From Intercultural to Intermusical Aesthetics: Borderless Flow in Contemporary Korean Music
Mingyeong Son
Asian Music Research Institute of Seoul National University,
Christian Utz (2010) foresaw Asia's growing role in the future of classical music and emphasized intercultural value of East Asian art music. In his 2021 book Musical Composition in the Context of Globalization, Utz challenges cultural essentialism and advocates for the ontology of a “hybrid, fluid, and transformative constitution of all contemporary cultures in the global age.” This paper explores his framework by proposing the concept of intermusicality, which emphasizes the dynamic, cross-cultural exchange of individual musicians' interactions, transcending rigid cultural boundaries of nationality or tradition. Drawing on Ingrid Monson’s work, it challenges the fetishization of traditional music as an element of authenticity in Korean culture. Music, rather than being confined to cultural or stylistic borders, is viewed as a collaborative space where individual musicians exchange ideas, sounds, and gestures, constructing meaning through their intersecting identities.

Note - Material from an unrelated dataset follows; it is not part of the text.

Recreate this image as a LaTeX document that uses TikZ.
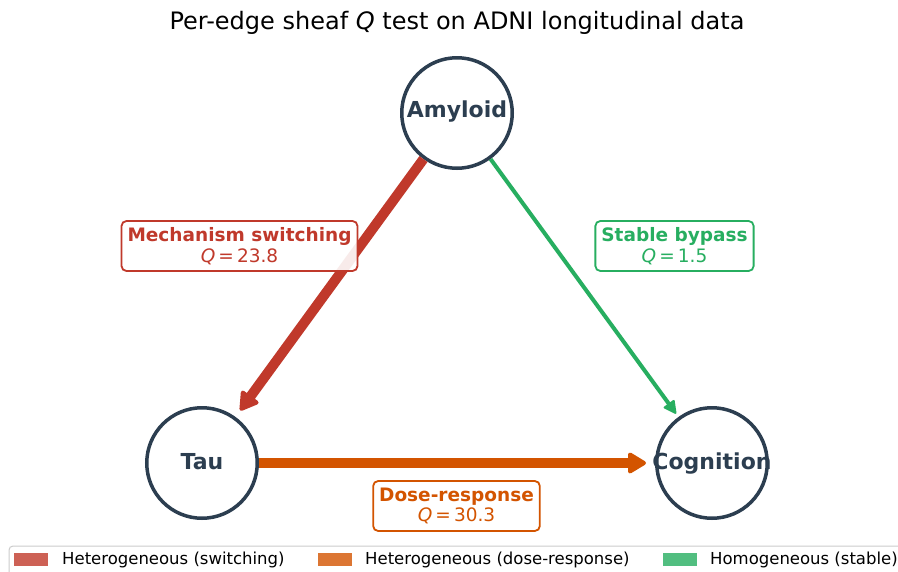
\documentclass[tikz,border=0pt]{standalone}
\usepackage{fontspec}
\setmainfont{DejaVu Sans}
\usetikzlibrary{arrows.meta}
\definecolor{nodec}{HTML}{2C3E50}
\definecolor{redc}{HTML}{C0392B}
\definecolor{orac}{HTML}{D35400}
\definecolor{grec}{HTML}{27AE60}
\definecolor{redl}{HTML}{CD6155}
\definecolor{oral}{HTML}{DC7633}
\definecolor{grel}{HTML}{52BE80}
\tikzset{
  circ/.style={circle, draw=nodec, line width=3.5pt, fill=white, minimum size=110.5pt, inner sep=0pt},
  ntext/.style={text=nodec, font=\fontsize{22}{26}\selectfont\bfseries, inner sep=0pt, anchor=base, yshift=-4.5pt},
  lbox/.style={rounded corners=5pt, line width=1.8pt, fill=white, fill opacity=0.9, text opacity=1,
    align=center, inner xsep=6pt, inner ysep=0pt, minimum height=50pt,
    font=\fontsize{18.5}{21.5}\selectfont},
  thickarrow/.style={line width=10pt, -{Triangle[length=20pt, width=23pt, round, line width=4pt]}},
  thinarrow/.style={line width=4pt, -{Triangle[length=14pt, width=14pt, round, line width=2pt]}},
  legtext/.style={anchor=west, inner sep=0pt, font=\fontsize{16.5}{19}\selectfont},
}
\begin{document}
\begin{tikzpicture}[x=1pt,y=-1pt]
\useasboundingbox (0,0) rectangle (898,571);
\begin{scope}
\clip (0,0) rectangle (898,571);
\fill[white] (0,0) rectangle (898,571);
% title
\node[anchor=base, inner sep=0pt, font=\fontsize{24}{28}\selectfont] (title) at (457,29) {Per-edge sheaf \textit{Q} test on ADNI longitudinal data};
% nodes
\node[circ] (amy) at (457,113) {};
\node[circ] (tau) at (202,463) {};
\node[circ] (cog) at (712,463) {};
% edges
\draw[thickarrow, redc, shorten >=8pt] (amy) -- (tau);
\draw[thinarrow, grec, shorten >=4pt] (amy) -- (cog);
\draw[thickarrow, orac, shorten >=9pt] (tau) -- (cog);
% node labels
\node[ntext] (amyt) at (amy) {Amyloid};
\node[ntext, yshift=-1.5pt] (taut) at (tau) {Tau};
\node[ntext, yshift=-1.5pt] (cogt) at (cog) {Cognition};
% edge labels
\node[lbox, draw=redc, text=redc] (lred) at (239.5,246) {\textbf{Mechanism switching}\\[-1pt]\textit{Q}\,=\,23.8};
\node[lbox, draw=grec, text=grec] (lgre) at (674.5,246) {\textbf{Stable bypass}\\[-1pt]\textit{Q}\,=\,1.5};
\node[lbox, draw=orac, text=orac] (lora) at (456.5,506) {\textbf{Dose-response}\\[-1pt]\textit{Q}\,=\,30.3};
% legend
\draw[draw=black!20, line width=1pt, fill=white, rounded corners=4pt] (9,546) rectangle (920,590);
\fill[redl] (14,553) rectangle (48,566);
\node[legtext] (lg1) at (62,559.5) {Heterogeneous (switching)};
\fill[oral] (318,553) rectangle (352,566);
\node[legtext] (lg2) at (365,559.5) {Heterogeneous (dose-response)};
\fill[grel] (663,553) rectangle (697,566);
\node[legtext] (lg3) at (710,559.5) {Homogeneous (stable)};
\end{scope}
\end{tikzpicture}
\end{document}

This paper explores intermusicality in contemporary Korean music through case studies of female composers. While earlier generations, such as Chou Wen-Chung and Isang Yun, struggled with East-West dichotomies, younger composers reject nation-state-based cultural frameworks. This presentation examines how Chin’s Sheng Concerto (2009) challenges stereotypes of traditional instrument through her collaboration with sheng player Wu Wei, and how Kim’s Ghost Geomungobot (2018) reimagines ancient Korean geomungo in digital space, transcending boundaries of nationalism and Koreanness in contemporary music. Additionally, DoYeon's Existence (2023) redefines gayageum performance in transcultural context, deconstructing its traditionality. Through these works, this paper highlights the aesthetic of intermusicality, offering a dynamic negotiation between tradition and innovation and expanding the contemporary music canon.
Sounding Across and Against Borders at the East German Festival of Political Songs in the Global Cold War
Jesse Aaron Freedman
University of Rochester - Eastman School of Music
Between 1970–1990, the Festival of Political Songs took place annually in East Berlin, the former capital of the German Democratic Republic (GDR; East Germany). During these events, artists, activists, and scholars from dozens of countries around the world descended on the city for a week of cross-cultural exchange and connection. While ostensibly functioning as a site of free and unmediated interaction, all forms of cultural and political activity occurred within an environment that relied heavily on notions of political, racial, and geographic difference. With the majority of activities occurring just a few hundred meters from the lived, physical realities of Berlin Wall, as well as within the broader philosophical and ideological nexus between the East and the West in the twilight of the Cold War, this paper takes the festival as stage upon which a variety of bordered expressions were articulated. Drawing on ethnographic and archival research, this paper examines the various ways that borders were enacted, reified, and challenged on musical stages in the former capital. Rather than arguing that the festival operated as a either a site of political contestation or as a device for political propaganda of the East German state, this paper aims to frustrates the binary logic of Cold War geography by considering the musical manifestations of both realities and the ways they interacted within both the real and perceived experiences of borders during the Cold War.